* **What to do**:
Copy the data exactly as it appears, and do not include any pictures.
-- Begin Data provided --
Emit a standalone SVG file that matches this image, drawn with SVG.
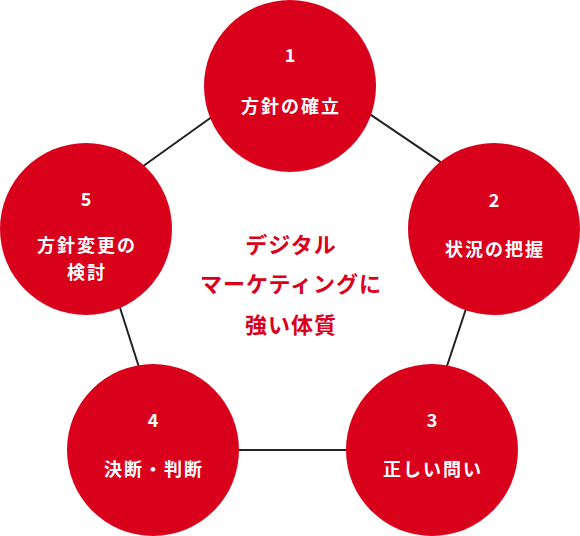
<svg xmlns="http://www.w3.org/2000/svg" width="580" height="536" viewBox="0 0 580 536">
<style>
.c{fill:#d9001b}
.l{stroke:#222;stroke-width:2;fill:none}
.n{font-family:"Noto Sans CJK JP","Noto Sans",sans-serif;font-weight:bold;font-size:18px;fill:#fff;text-anchor:middle}
.t{font-family:"Noto Sans CJK JP",sans-serif;font-weight:bold;font-size:18px;fill:#fff;text-anchor:middle;letter-spacing:2px}
.m{font-family:"Noto Sans CJK JP",sans-serif;font-weight:bold;font-size:22px;fill:#d9001b;text-anchor:middle;letter-spacing:1px}
</style>
<rect width="580" height="536" fill="#fff"/>
<g id="connectors">
<line class="l" x1="130" y1="175.5" x2="225" y2="107.5"/>
<line class="l" x1="355" y1="104.2" x2="455" y2="171.9"/>
<line class="l" x1="470" y1="296.7" x2="443" y2="378"/>
<line class="l" x1="116" y1="295.3" x2="143" y2="379.7"/>
<line class="l" x1="200" y1="450" x2="390" y2="450"/>
</g>
<g id="node1">
<circle class="c" cx="290" cy="86" r="86"/>
<text class="n" x="290" y="62">1</text>
<text class="t" x="291" y="112.5">方針の確立</text>
</g>
<g id="node2">
<circle class="c" cx="494" cy="229" r="86"/>
<text class="n" x="494" y="207">2</text>
<text class="t" x="495" y="255.5">状況の把握</text>
</g>
<g id="node3">
<circle class="c" cx="432" cy="450" r="86"/>
<text class="n" x="432" y="426.5">3</text>
<text class="t" x="433" y="475.5">正しい問い</text>
</g>
<g id="node4">
<circle class="c" cx="153" cy="450" r="86"/>
<text class="n" x="153" y="426.5">4</text>
<text class="t" x="154" y="475.5">決断・判断</text>
</g>
<g id="node5">
<circle class="c" cx="86" cy="229" r="86"/>
<text class="n" x="86" y="206">5</text>
<text class="t" x="87" y="252">方針変更の</text>
<text class="t" x="87" y="279">検討</text>
</g>
<g id="center">
<text class="m" x="291" y="253">デジタル</text>
<text class="m" x="291" y="292">マーケティングに</text>
<text class="m" x="291" y="333">強い体質</text>
</g>
</svg>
-- End Data provided --
* **Solution below**:
Emit a standalone SVG file that matches this image, drawn with SVG.
<svg xmlns="http://www.w3.org/2000/svg" width="580" height="536" viewBox="0 0 580 536">
<style>
.c{fill:#d9001b}
.l{stroke:#222;stroke-width:2;fill:none}
.n{font-family:"Noto Sans CJK JP","Noto Sans",sans-serif;font-weight:bold;font-size:18px;fill:#fff;text-anchor:middle}
.t{font-family:"Noto Sans CJK JP",sans-serif;font-weight:bold;font-size:18px;fill:#fff;text-anchor:middle;letter-spacing:2px}
.m{font-family:"Noto Sans CJK JP",sans-serif;font-weight:bold;font-size:22px;fill:#d9001b;text-anchor:middle;letter-spacing:1px}
</style>
<rect width="580" height="536" fill="#fff"/>
<g id="connectors">
<line class="l" x1="130" y1="175.5" x2="225" y2="107.5"/>
<line class="l" x1="355" y1="104.2" x2="455" y2="171.9"/>
<line class="l" x1="470" y1="296.7" x2="443" y2="378"/>
<line class="l" x1="116" y1="295.3" x2="143" y2="379.7"/>
<line class="l" x1="200" y1="450" x2="390" y2="450"/>
</g>
<g id="node1">
<circle class="c" cx="290" cy="86" r="86"/>
<text class="n" x="290" y="62">1</text>
<text class="t" x="291" y="112.5">方針の確立</text>
</g>
<g id="node2">
<circle class="c" cx="494" cy="229" r="86"/>
<text class="n" x="494" y="207">2</text>
<text class="t" x="495" y="255.5">状況の把握</text>
</g>
<g id="node3">
<circle class="c" cx="432" cy="450" r="86"/>
<text class="n" x="432" y="426.5">3</text>
<text class="t" x="433" y="475.5">正しい問い</text>
</g>
<g id="node4">
<circle class="c" cx="153" cy="450" r="86"/>
<text class="n" x="153" y="426.5">4</text>
<text class="t" x="154" y="475.5">決断・判断</text>
</g>
<g id="node5">
<circle class="c" cx="86" cy="229" r="86"/>
<text class="n" x="86" y="206">5</text>
<text class="t" x="87" y="252">方針変更の</text>
<text class="t" x="87" y="279">検討</text>
</g>
<g id="center">
<text class="m" x="291" y="253">デジタル</text>
<text class="m" x="291" y="292">マーケティングに</text>
<text class="m" x="291" y="333">強い体質</text>
</g>
</svg>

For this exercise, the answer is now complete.